▸ Data records
--- Start ---

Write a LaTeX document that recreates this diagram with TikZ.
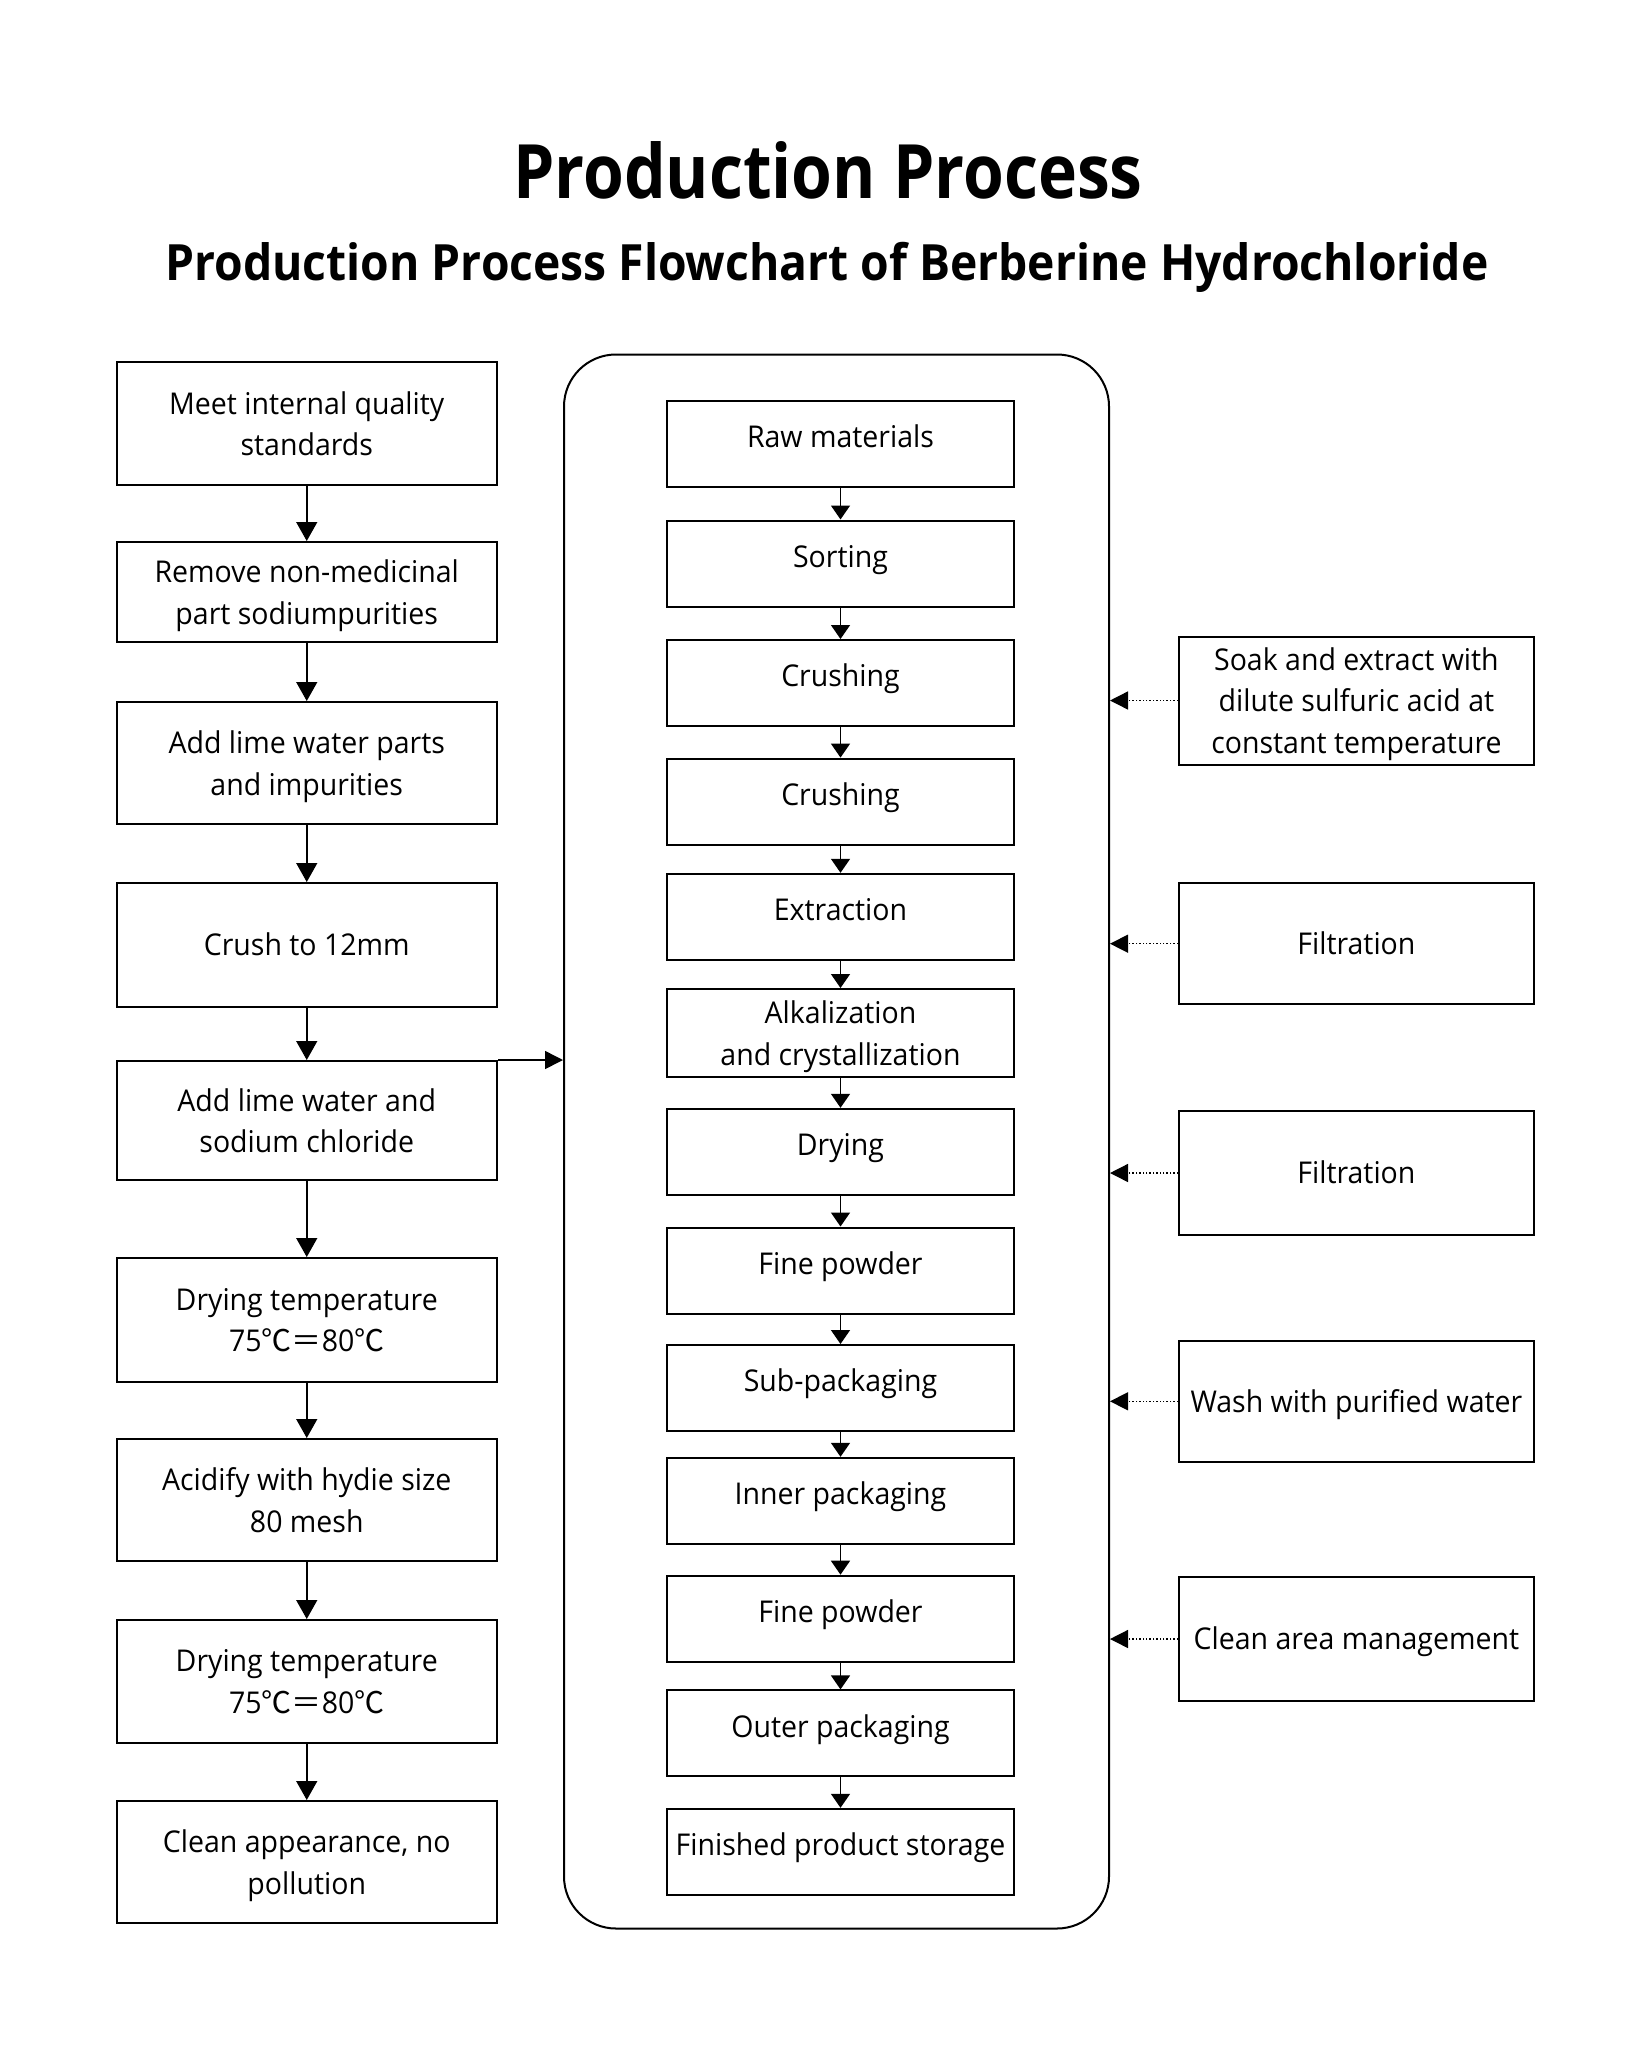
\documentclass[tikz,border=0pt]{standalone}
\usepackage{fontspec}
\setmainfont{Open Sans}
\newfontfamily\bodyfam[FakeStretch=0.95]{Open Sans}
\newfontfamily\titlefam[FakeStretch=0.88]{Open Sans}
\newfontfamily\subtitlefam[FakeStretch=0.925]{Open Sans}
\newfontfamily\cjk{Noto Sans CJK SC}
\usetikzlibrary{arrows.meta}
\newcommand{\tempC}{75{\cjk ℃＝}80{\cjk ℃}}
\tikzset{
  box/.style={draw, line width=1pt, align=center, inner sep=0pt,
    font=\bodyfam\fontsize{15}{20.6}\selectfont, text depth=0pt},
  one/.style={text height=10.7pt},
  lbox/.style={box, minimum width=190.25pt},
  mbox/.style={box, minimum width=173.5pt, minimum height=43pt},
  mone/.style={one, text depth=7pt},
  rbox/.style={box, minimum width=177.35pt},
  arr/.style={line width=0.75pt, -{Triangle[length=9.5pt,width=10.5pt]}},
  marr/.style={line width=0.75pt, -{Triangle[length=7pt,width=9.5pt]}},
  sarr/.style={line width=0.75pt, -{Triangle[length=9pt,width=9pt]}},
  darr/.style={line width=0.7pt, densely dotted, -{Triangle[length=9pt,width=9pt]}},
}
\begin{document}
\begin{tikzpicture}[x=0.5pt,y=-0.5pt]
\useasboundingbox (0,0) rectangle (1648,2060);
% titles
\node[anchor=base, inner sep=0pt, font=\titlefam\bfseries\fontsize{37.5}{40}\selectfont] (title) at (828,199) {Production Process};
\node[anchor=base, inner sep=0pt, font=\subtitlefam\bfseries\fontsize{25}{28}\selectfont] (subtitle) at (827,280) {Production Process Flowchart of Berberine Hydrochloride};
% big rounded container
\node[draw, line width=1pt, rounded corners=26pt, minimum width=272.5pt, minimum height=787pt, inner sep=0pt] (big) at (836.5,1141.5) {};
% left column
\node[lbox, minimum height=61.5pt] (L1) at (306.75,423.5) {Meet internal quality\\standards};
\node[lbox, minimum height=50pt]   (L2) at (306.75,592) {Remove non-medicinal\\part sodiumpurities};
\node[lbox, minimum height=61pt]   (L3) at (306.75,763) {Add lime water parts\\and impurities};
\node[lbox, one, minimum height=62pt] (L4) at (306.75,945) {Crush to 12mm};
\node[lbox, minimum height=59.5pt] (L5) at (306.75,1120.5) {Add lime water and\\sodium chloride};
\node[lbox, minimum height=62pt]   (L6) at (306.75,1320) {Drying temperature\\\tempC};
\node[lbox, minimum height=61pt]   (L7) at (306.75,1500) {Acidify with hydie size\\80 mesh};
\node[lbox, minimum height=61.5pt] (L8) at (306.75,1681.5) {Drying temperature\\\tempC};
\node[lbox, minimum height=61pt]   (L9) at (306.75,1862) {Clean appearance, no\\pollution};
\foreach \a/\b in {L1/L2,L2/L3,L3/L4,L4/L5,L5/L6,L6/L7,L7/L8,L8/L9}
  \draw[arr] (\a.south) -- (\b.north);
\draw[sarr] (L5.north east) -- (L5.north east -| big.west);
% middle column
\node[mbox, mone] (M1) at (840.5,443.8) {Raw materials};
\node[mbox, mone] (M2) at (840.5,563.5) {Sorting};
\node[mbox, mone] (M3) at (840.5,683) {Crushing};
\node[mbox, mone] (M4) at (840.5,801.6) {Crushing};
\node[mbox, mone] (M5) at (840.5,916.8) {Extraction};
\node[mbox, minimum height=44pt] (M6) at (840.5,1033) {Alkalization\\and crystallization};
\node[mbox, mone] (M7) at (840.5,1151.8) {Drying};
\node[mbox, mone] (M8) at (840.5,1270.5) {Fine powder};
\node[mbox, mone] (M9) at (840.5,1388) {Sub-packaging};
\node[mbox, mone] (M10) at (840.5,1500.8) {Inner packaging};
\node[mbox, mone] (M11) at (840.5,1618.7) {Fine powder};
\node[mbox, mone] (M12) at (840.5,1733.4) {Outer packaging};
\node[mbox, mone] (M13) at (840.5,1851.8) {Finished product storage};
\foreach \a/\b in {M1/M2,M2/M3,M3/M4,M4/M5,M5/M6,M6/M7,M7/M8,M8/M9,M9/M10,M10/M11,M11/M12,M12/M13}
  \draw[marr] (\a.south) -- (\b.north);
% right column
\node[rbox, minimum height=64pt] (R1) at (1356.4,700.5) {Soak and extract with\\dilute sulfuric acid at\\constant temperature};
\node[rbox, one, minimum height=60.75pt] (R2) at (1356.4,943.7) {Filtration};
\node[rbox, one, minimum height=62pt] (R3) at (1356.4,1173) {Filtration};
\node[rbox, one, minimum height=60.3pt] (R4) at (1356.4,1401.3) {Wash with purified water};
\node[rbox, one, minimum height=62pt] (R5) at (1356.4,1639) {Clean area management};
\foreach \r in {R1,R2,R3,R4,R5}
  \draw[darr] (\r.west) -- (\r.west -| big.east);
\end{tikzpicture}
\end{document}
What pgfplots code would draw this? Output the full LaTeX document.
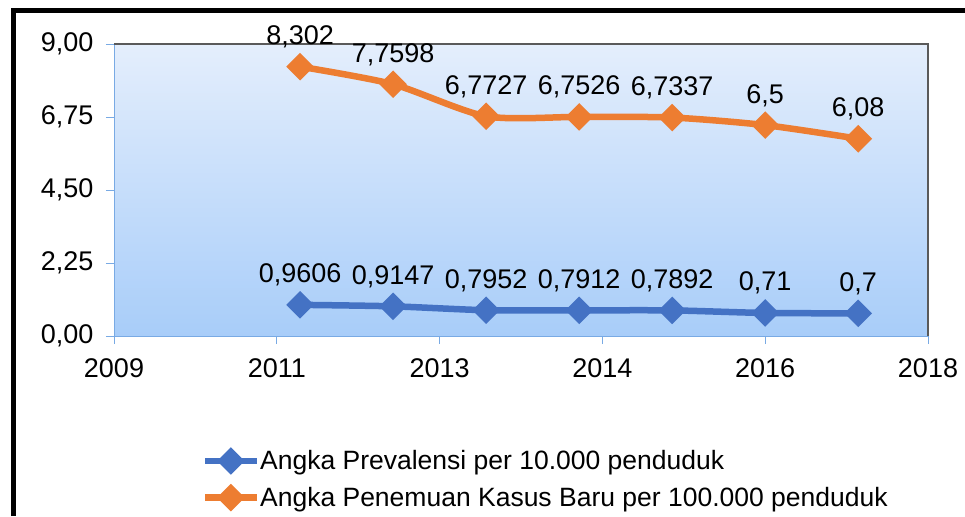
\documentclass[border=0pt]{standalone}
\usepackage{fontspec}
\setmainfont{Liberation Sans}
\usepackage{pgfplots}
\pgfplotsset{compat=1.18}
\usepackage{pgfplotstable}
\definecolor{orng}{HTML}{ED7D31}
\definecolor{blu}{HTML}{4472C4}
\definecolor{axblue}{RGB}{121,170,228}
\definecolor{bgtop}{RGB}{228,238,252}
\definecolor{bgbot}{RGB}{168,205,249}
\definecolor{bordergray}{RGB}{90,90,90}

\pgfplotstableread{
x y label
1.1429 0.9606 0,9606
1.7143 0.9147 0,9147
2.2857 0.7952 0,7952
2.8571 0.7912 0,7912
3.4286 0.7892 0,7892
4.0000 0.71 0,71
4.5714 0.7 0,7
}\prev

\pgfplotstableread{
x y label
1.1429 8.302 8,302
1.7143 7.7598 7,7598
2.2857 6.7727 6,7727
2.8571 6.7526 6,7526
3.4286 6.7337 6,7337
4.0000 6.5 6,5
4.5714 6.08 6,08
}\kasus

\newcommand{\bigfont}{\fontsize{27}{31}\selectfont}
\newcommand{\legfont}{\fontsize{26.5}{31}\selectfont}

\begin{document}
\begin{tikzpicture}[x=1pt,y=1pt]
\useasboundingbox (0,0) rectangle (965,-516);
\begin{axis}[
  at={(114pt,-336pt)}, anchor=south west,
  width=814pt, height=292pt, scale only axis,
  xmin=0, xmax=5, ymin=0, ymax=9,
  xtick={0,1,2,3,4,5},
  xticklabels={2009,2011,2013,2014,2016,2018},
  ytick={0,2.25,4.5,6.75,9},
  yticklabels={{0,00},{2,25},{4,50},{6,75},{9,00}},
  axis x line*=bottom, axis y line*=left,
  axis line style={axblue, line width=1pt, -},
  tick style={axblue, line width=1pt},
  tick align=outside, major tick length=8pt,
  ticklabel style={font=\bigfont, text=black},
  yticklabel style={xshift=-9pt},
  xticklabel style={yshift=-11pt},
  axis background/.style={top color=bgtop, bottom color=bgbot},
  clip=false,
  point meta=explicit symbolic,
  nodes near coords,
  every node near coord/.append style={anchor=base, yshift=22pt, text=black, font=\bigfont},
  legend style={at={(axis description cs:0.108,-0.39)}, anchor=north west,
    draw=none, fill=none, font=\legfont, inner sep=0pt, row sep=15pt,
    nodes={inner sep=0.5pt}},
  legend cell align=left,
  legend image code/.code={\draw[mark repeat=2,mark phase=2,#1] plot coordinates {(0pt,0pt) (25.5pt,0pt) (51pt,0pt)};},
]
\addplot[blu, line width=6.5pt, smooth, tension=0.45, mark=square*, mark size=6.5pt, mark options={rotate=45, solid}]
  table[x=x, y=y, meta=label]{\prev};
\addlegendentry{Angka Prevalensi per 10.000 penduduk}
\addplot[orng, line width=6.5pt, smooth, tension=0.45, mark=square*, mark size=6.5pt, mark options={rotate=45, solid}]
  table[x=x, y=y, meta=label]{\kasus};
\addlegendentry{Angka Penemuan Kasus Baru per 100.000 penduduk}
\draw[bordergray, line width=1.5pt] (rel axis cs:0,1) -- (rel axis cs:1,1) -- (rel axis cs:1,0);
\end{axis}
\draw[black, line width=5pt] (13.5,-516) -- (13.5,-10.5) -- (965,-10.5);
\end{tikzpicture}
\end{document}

--- End ---

Copy and report every line where the word "this" is present.

▸ Result
Write a LaTeX document that recreates this diagram with TikZ.
What pgfplots code would draw this? Output the full LaTeX document.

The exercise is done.